#### GIVEN INSTRUCTION:
Restate the whole listing word for word. Pictures are left out.

#### DATA SHOWN:

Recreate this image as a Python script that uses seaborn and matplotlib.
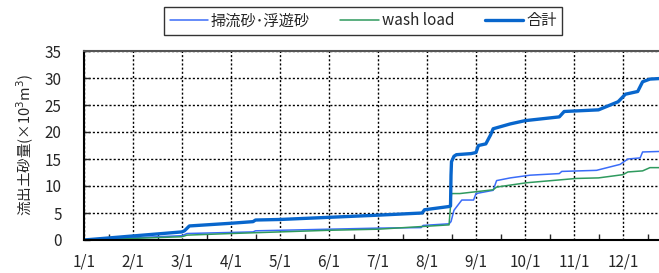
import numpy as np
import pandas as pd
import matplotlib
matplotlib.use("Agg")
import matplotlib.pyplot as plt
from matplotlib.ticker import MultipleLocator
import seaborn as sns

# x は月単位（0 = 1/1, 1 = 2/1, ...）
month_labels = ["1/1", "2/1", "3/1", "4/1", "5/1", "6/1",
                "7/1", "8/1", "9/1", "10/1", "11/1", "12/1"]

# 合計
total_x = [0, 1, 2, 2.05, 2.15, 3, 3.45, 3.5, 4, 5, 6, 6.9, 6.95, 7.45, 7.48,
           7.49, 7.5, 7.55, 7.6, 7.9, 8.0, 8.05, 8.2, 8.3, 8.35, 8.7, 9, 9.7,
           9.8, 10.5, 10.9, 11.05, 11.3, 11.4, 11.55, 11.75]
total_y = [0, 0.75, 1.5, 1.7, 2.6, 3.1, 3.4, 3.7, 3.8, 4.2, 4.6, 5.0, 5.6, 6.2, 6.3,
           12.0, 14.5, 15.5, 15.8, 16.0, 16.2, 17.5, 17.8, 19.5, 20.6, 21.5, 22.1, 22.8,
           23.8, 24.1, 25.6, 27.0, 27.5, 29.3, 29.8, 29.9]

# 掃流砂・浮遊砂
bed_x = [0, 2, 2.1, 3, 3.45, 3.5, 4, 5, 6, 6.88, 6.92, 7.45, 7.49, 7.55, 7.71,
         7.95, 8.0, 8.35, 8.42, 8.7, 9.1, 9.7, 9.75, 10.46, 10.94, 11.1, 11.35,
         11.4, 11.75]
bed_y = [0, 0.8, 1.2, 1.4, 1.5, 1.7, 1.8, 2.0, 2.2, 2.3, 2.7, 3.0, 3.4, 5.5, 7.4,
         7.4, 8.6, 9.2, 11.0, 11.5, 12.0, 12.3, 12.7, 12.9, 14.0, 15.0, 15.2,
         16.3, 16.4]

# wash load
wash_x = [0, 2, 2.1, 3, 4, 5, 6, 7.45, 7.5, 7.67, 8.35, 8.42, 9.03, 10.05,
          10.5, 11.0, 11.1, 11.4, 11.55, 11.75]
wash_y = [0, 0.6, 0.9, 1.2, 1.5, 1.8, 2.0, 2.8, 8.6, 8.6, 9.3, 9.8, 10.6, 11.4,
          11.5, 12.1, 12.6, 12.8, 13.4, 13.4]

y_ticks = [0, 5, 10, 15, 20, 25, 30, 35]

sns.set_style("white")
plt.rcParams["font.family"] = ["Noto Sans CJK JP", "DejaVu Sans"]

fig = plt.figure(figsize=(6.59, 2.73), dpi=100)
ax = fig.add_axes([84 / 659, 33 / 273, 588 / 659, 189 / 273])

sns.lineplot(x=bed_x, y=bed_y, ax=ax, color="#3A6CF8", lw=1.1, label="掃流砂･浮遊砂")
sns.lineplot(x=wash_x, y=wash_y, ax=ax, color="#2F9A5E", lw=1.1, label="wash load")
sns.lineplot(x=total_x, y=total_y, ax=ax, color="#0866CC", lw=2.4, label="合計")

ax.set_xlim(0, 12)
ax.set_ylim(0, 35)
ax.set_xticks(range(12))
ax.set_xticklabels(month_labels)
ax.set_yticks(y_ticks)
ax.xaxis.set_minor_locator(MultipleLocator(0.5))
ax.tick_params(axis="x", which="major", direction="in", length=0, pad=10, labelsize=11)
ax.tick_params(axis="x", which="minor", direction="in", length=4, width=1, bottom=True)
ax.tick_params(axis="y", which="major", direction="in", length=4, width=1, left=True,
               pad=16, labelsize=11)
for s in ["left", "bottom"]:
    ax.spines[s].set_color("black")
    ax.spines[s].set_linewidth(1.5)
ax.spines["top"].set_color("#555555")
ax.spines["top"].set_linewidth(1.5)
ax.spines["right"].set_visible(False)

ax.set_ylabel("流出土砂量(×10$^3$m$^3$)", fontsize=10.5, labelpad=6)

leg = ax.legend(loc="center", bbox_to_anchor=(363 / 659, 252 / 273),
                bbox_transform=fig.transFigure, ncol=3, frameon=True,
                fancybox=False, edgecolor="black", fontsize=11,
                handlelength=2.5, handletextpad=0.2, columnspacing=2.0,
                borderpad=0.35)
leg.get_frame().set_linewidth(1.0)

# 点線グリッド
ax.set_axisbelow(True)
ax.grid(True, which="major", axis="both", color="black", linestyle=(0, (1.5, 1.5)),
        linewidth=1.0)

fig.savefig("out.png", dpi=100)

#### THE COMPLETED TASK:
Recreate this image as a Python script that uses seaborn and matplotlib.
import numpy as np
import pandas as pd
import matplotlib
matplotlib.use("Agg")
import matplotlib.pyplot as plt
from matplotlib.ticker import MultipleLocator
import seaborn as sns

# x は月単位（0 = 1/1, 1 = 2/1, ...）
month_labels = ["1/1", "2/1", "3/1", "4/1", "5/1", "6/1",
                "7/1", "8/1", "9/1", "10/1", "11/1", "12/1"]

# 合計
total_x = [0, 1, 2, 2.05, 2.15, 3, 3.45, 3.5, 4, 5, 6, 6.9, 6.95, 7.45, 7.48,
           7.49, 7.5, 7.55, 7.6, 7.9, 8.0, 8.05, 8.2, 8.3, 8.35, 8.7, 9, 9.7,
           9.8, 10.5, 10.9, 11.05, 11.3, 11.4, 11.55, 11.75]
total_y = [0, 0.75, 1.5, 1.7, 2.6, 3.1, 3.4, 3.7, 3.8, 4.2, 4.6, 5.0, 5.6, 6.2, 6.3,
           12.0, 14.5, 15.5, 15.8, 16.0, 16.2, 17.5, 17.8, 19.5, 20.6, 21.5, 22.1, 22.8,
           23.8, 24.1, 25.6, 27.0, 27.5, 29.3, 29.8, 29.9]

# 掃流砂・浮遊砂
bed_x = [0, 2, 2.1, 3, 3.45, 3.5, 4, 5, 6, 6.88, 6.92, 7.45, 7.49, 7.55, 7.71,
         7.95, 8.0, 8.35, 8.42, 8.7, 9.1, 9.7, 9.75, 10.46, 10.94, 11.1, 11.35,
         11.4, 11.75]
bed_y = [0, 0.8, 1.2, 1.4, 1.5, 1.7, 1.8, 2.0, 2.2, 2.3, 2.7, 3.0, 3.4, 5.5, 7.4,
         7.4, 8.6, 9.2, 11.0, 11.5, 12.0, 12.3, 12.7, 12.9, 14.0, 15.0, 15.2,
         16.3, 16.4]

# wash load
wash_x = [0, 2, 2.1, 3, 4, 5, 6, 7.45, 7.5, 7.67, 8.35, 8.42, 9.03, 10.05,
          10.5, 11.0, 11.1, 11.4, 11.55, 11.75]
wash_y = [0, 0.6, 0.9, 1.2, 1.5, 1.8, 2.0, 2.8, 8.6, 8.6, 9.3, 9.8, 10.6, 11.4,
          11.5, 12.1, 12.6, 12.8, 13.4, 13.4]

y_ticks = [0, 5, 10, 15, 20, 25, 30, 35]

sns.set_style("white")
plt.rcParams["font.family"] = ["Noto Sans CJK JP", "DejaVu Sans"]

fig = plt.figure(figsize=(6.59, 2.73), dpi=100)
ax = fig.add_axes([84 / 659, 33 / 273, 588 / 659, 189 / 273])

sns.lineplot(x=bed_x, y=bed_y, ax=ax, color="#3A6CF8", lw=1.1, label="掃流砂･浮遊砂")
sns.lineplot(x=wash_x, y=wash_y, ax=ax, color="#2F9A5E", lw=1.1, label="wash load")
sns.lineplot(x=total_x, y=total_y, ax=ax, color="#0866CC", lw=2.4, label="合計")

ax.set_xlim(0, 12)
ax.set_ylim(0, 35)
ax.set_xticks(range(12))
ax.set_xticklabels(month_labels)
ax.set_yticks(y_ticks)
ax.xaxis.set_minor_locator(MultipleLocator(0.5))
ax.tick_params(axis="x", which="major", direction="in", length=0, pad=10, labelsize=11)
ax.tick_params(axis="x", which="minor", direction="in", length=4, width=1, bottom=True)
ax.tick_params(axis="y", which="major", direction="in", length=4, width=1, left=True,
               pad=16, labelsize=11)
for s in ["left", "bottom"]:
    ax.spines[s].set_color("black")
    ax.spines[s].set_linewidth(1.5)
ax.spines["top"].set_color("#555555")
ax.spines["top"].set_linewidth(1.5)
ax.spines["right"].set_visible(False)

ax.set_ylabel("流出土砂量(×10$^3$m$^3$)", fontsize=10.5, labelpad=6)

leg = ax.legend(loc="center", bbox_to_anchor=(363 / 659, 252 / 273),
                bbox_transform=fig.transFigure, ncol=3, frameon=True,
                fancybox=False, edgecolor="black", fontsize=11,
                handlelength=2.5, handletextpad=0.2, columnspacing=2.0,
                borderpad=0.35)
leg.get_frame().set_linewidth(1.0)

# 点線グリッド
ax.set_axisbelow(True)
ax.grid(True, which="major", axis="both", color="black", linestyle=(0, (1.5, 1.5)),
        linewidth=1.0)

fig.savefig("out.png", dpi=100)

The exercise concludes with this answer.